Marvis Myers, 31, died Feb. 6 when he and another employee were working in a 7-foot wide, 22-foot long trench at the corner of Pulaski and College streets in Columbia to repair a sewer main line. Myers was using a shovel to spread out gravel stones under the sewer line, which was cracked and seeping sewage into the ground. When Myers was walking in the trench to a ladder, the side of the trench wall caved-in, pinning him against the other trench wall, according to an investigative summary from the Occupational Safety and Health Administration.
Myers was surrounded with the dirt from his chest to his feet, and a 4-inch thick piece of asphalt also fell on his back.
After being rescued, Myers was transported to Palmetto Health Richland, where he later died from his injuries. The OSHA report said Myers suffered traumatic asphyxia from being entrapped after the cave-in for 25 minutes; and blunt trauma to his trunk with multiple rib fractures with bleeding, lung contusions and multiple pelvic fractures.

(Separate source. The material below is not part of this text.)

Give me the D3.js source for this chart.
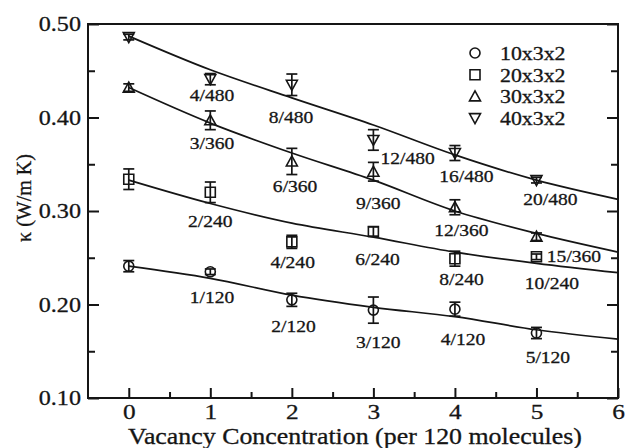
<!DOCTYPE html>
<html>
<head>
<meta charset="utf-8">
<script src="https://cdn.jsdelivr.net/npm/d3@7"></script>
<style>
  html, body { margin: 0; padding: 0; background: #fff; }
  svg { display: block; }
  text { font-family: "Liberation Serif", "Times New Roman", serif; fill: #151515; stroke: #151515; stroke-width: 0.3px; }
</style>
</head>
<body>
<div id="chart"></div>
<script>
// vacancy concentration (per 120 molecules)
const xValues = [0, 1, 2, 3, 4, 5];
const fitX = [0, 1, 2, 3, 4, 5, 6];

const seriesNames = ['10x3x2', '20x3x2', '30x3x2', '40x3x2'];
const seriesShapes = ['circle', 'square', 'up', 'down'];

// kappa (W/m K) and error bars
const kappa10 = [0.241, 0.235, 0.205, 0.194, 0.195, 0.1695];
const err10 = [0.006, 0.003, 0.007, 0.014, 0.0075, 0.006];
const kappa20 = [0.334, 0.320, 0.267, 0.278, 0.249, 0.251];
const err20 = [0.011, 0.011, 0.007, 0.005, 0.008, 0.003];
const kappa30 = [0.432, 0.397, 0.353, 0.342, 0.304, 0.2725];
const err30 = [0.004, 0.010, 0.014, 0.010, 0.008, 0.004];
const kappa40 = [0.486, 0.441, 0.435, 0.376, 0.362, 0.333];
const err40 = [0.003, 0.006, 0.0115, 0.011, 0.008, 0.003];

const fit10 = [0.241, 0.228, 0.210, 0.197, 0.187, 0.173, 0.163];
const fit20 = [0.333, 0.308, 0.287, 0.272, 0.256, 0.244, 0.234];
const fit30 = [0.432, 0.394, 0.362, 0.333, 0.300, 0.276, 0.256];
const fit40 = [0.487, 0.451, 0.421, 0.392, 0.360, 0.333, 0.3125];

// point annotations: text, centre x, baseline y (data units)
const labels10 = [['1/120', 1.02, 0.2016], ['2/120', 2.02, 0.1706], ['3/120', 3.06, 0.1535], ['4/120', 4.10, 0.1567], ['5/120', 5.14, 0.1374]];
const labels20 = [['2/240', 1.00, 0.283], ['4/240', 2.01, 0.2387], ['6/240', 3.05, 0.2422], ['8/240', 4.08, 0.2209], ['10/240', 5.19, 0.2163]];
const labels30 = [['3/360', 1.02, 0.366], ['6/360', 2.04, 0.3207], ['9/360', 3.06, 0.3018], ['12/360', 4.08, 0.2733], ['15/360', 5.46, 0.2451]];
const labels40 = [['4/480', 1.02, 0.418], ['8/480', 1.99, 0.3938], ['12/480', 3.42, 0.350], ['16/480', 4.14, 0.3313], ['20/480', 5.17, 0.3064]];

const yTicks = [0.1, 0.2, 0.3, 0.4, 0.5];
const yMinor = [0.15, 0.25, 0.35, 0.45];
const xTicks = [0, 1, 2, 3, 4, 5, 6];
const xMinor = [0.5, 1.5, 2.5, 3.5, 4.5, 5.5];

const width = 625, height = 448;
const margin = { top: 24, right: 7, bottom: 50, left: 88 };
const stretchX = 1.15; // glyphs in the reference are a bit wide
const ink = '#151515';

const svg = d3.select('#chart').append('svg')
    .attr('width', width)
    .attr('height', height);

const x = d3.scaleLinear().domain([-0.5, 6]).range([margin.left, width - margin.right]);
const y = d3.scaleLinear().domain([0.1, 0.5]).range([height - margin.bottom, margin.top]);

// place a text at (px,py) and stretch it horizontally
function stretched(sel, px, py) {
    sel.attr('transform', `translate(${px},${py}) scale(${stretchX},1)`);
    return sel;
}

// axes (ticks point inward)
const axisG = svg.append('g').attr('class', 'axes');

axisG.append('g')
    .attr('transform', `translate(${margin.left},0)`)
    .call(d3.axisLeft(y).tickValues(yTicks).tickSize(-11).tickPadding(7).tickFormat(d3.format('.2f')))
    .call(g => g.selectAll('text').each(function() {
        const t = d3.select(this);
        const xx = +t.attr('x');
        t.attr('x', 0).attr('font-size', 21)
            .attr('transform', `translate(${xx},0) scale(${stretchX},1)`);
    }));
axisG.append('g')
    .attr('transform', `translate(${margin.left},0)`)
    .call(d3.axisLeft(y).tickValues(yMinor).tickSize(-7).tickFormat(''));
axisG.append('g')
    .attr('transform', `translate(${width - margin.right},0)`)
    .call(d3.axisRight(y).tickValues(yTicks).tickSize(-11).tickFormat(''));
axisG.append('g')
    .attr('transform', `translate(${width - margin.right},0)`)
    .call(d3.axisRight(y).tickValues(yMinor).tickSize(-7).tickFormat(''));

axisG.append('g')
    .attr('transform', `translate(0,${height - margin.bottom})`)
    .call(d3.axisBottom(x).tickValues(xTicks).tickSize(-10).tickPadding(5).tickFormat(d3.format('d')))
    .call(g => g.selectAll('text').each(function() {
        const t = d3.select(this);
        const yy = +t.attr('y');
        t.attr('y', 0).attr('font-size', 22)
            .attr('transform', `translate(0,${yy}) scale(${stretchX},1)`);
    }));
axisG.append('g')
    .attr('transform', `translate(0,${height - margin.bottom})`)
    .call(d3.axisBottom(x).tickValues(xMinor).tickSize(-6).tickFormat(''));

axisG.selectAll('.domain').remove();
axisG.selectAll('.tick line').attr('stroke', ink).attr('stroke-width', 2);

// frame
svg.append('rect')
    .attr('x', margin.left)
    .attr('y', margin.top)
    .attr('width', width - margin.left - margin.right)
    .attr('height', height - margin.top - margin.bottom)
    .attr('fill', 'none')
    .attr('stroke', ink)
    .attr('stroke-width', 2);

// axis titles
stretched(svg.append('text'), (x(-0.5) + x(6)) / 2 + 2, 444)
    .attr('text-anchor', 'middle')
    .attr('font-size', 22.5)
    .text('Vacancy Concentration (per 120 molecules)');

svg.append('text')
    .attr('transform', 'translate(31,198) rotate(-90)')
    .attr('text-anchor', 'middle')
    .attr('font-size', 20)
    .text('κ (W/m K)');

// marker shapes
function markerPath(shape) {
    if (shape === 'circle') return 'M5,0A5,5 0 1,1 -5,0A5,5 0 1,1 5,0Z';
    if (shape === 'square') return 'M-5,-5H5V5H-5Z';
    if (shape === 'up') return 'M0,-5.5L5.5,4.5L-5.5,4.5Z';
    return 'M0,5.5L5.5,-4.5L-5.5,-4.5Z';
}

const series = [
    { name: seriesNames[0], shape: seriesShapes[0], vals: kappa10, errs: err10, fit: fit10, labels: labels10 },
    { name: seriesNames[1], shape: seriesShapes[1], vals: kappa20, errs: err20, fit: fit20, labels: labels20 },
    { name: seriesNames[2], shape: seriesShapes[2], vals: kappa30, errs: err30, fit: fit30, labels: labels30 },
    { name: seriesNames[3], shape: seriesShapes[3], vals: kappa40, errs: err40, fit: fit40, labels: labels40 }
];

const line = d3.line()
    .x((d, i) => x(fitX[i]))
    .y(d => y(d))
    .curve(d3.curveCatmullRom.alpha(0.5));

const plot = svg.append('g').attr('class', 'plot');

series.forEach(s => {
    // fitted curve
    plot.append('path')
        .datum(s.fit)
        .attr('d', line)
        .attr('fill', 'none')
        .attr('stroke', ink)
        .attr('stroke-width', 1.7);

    const pts = xValues.map((xv, i) => ({ x: xv, v: s.vals[i], e: s.errs[i] }));
    const g = plot.append('g');

    // error bars
    const eb = g.selectAll('.eb').data(pts).enter().append('g');
    eb.append('line')
        .attr('x1', d => x(d.x)).attr('x2', d => x(d.x))
        .attr('y1', d => y(d.v + d.e)).attr('y2', d => y(d.v - d.e));
    eb.append('line')
        .attr('x1', d => x(d.x) - 5.5).attr('x2', d => x(d.x) + 5.5)
        .attr('y1', d => y(d.v + d.e)).attr('y2', d => y(d.v + d.e));
    eb.append('line')
        .attr('x1', d => x(d.x) - 5.5).attr('x2', d => x(d.x) + 5.5)
        .attr('y1', d => y(d.v - d.e)).attr('y2', d => y(d.v - d.e));
    eb.selectAll('line').attr('stroke', ink).attr('stroke-width', 1.7);

    // markers
    g.selectAll('.mk').data(pts).enter().append('path')
        .attr('d', markerPath(s.shape))
        .attr('transform', d => `translate(${x(d.x)},${y(d.v)})`)
        .attr('fill', 'none')
        .attr('stroke', ink)
        .attr('stroke-width', 1.6);

    // annotations
    s.labels.forEach(l => {
        stretched(plot.append('text'), x(l[1]), y(l[2]))
            .attr('text-anchor', 'middle')
            .attr('font-size', 17)
            .text(l[0]);
    });
});

// legend
const legend = svg.append('g').attr('class', 'legend');
series.forEach((s, i) => {
    const cy = 53 + i * 21.7;
    legend.append('path')
        .attr('d', markerPath(s.shape))
        .attr('transform', `translate(475,${cy})`)
        .attr('fill', 'none')
        .attr('stroke', ink)
        .attr('stroke-width', 1.6);
    stretched(legend.append('text'), 500, cy + 7)
        .attr('font-size', 19)
        .text(s.name);
});
</script>
</body>
</html>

OSHA gave the Public Safety department two serious violations, totaling $2,000 in fines, for failing to furnish a place of employment that is free of hazards that may cause death or serious harm. These violations came as a result of the actions taken by the Columbia Fire Department during its rescue efforts, according to a spokeswoman with the state Department of Labor, Licensing, and Regulation. OSHA explained the trench should not have been entered without testing the atmosphere to make sure it was safe since the sewer line was exposed and there was no protection system in place to prevent cave-ins.
The Public Utilities department was given four serious violations, totaling $10,000. Three of the violations - $1,000 each - are also for not testing the atmosphere before employees entered the trench since there could be an oxygen deficiency; not protecting employees from materials that could pose a risk of falling; and failing to remove employees from a hazardous area until necessary precautions were taken to ensure safety.
The fourth violation comes with a $7,000 fine for not protecting each employee from cave-ins by using a protection system. Since the excavation was not on stable rock and greater than 5-feet deep, a protective system should have been in place, the report explained.
The City has requested an informal conference to discuss the violations and penalties. No date has been set for that conference as of this report. The City will have to pay the fines after the conference is held.
WIS reached out to city officials for a comment, but the request was denied.
"At this time, this process is still ongoing; therefore, the City of Columbia does not wish to provide a statement at this juncture," said Pamela Benjamin, Human Resources director.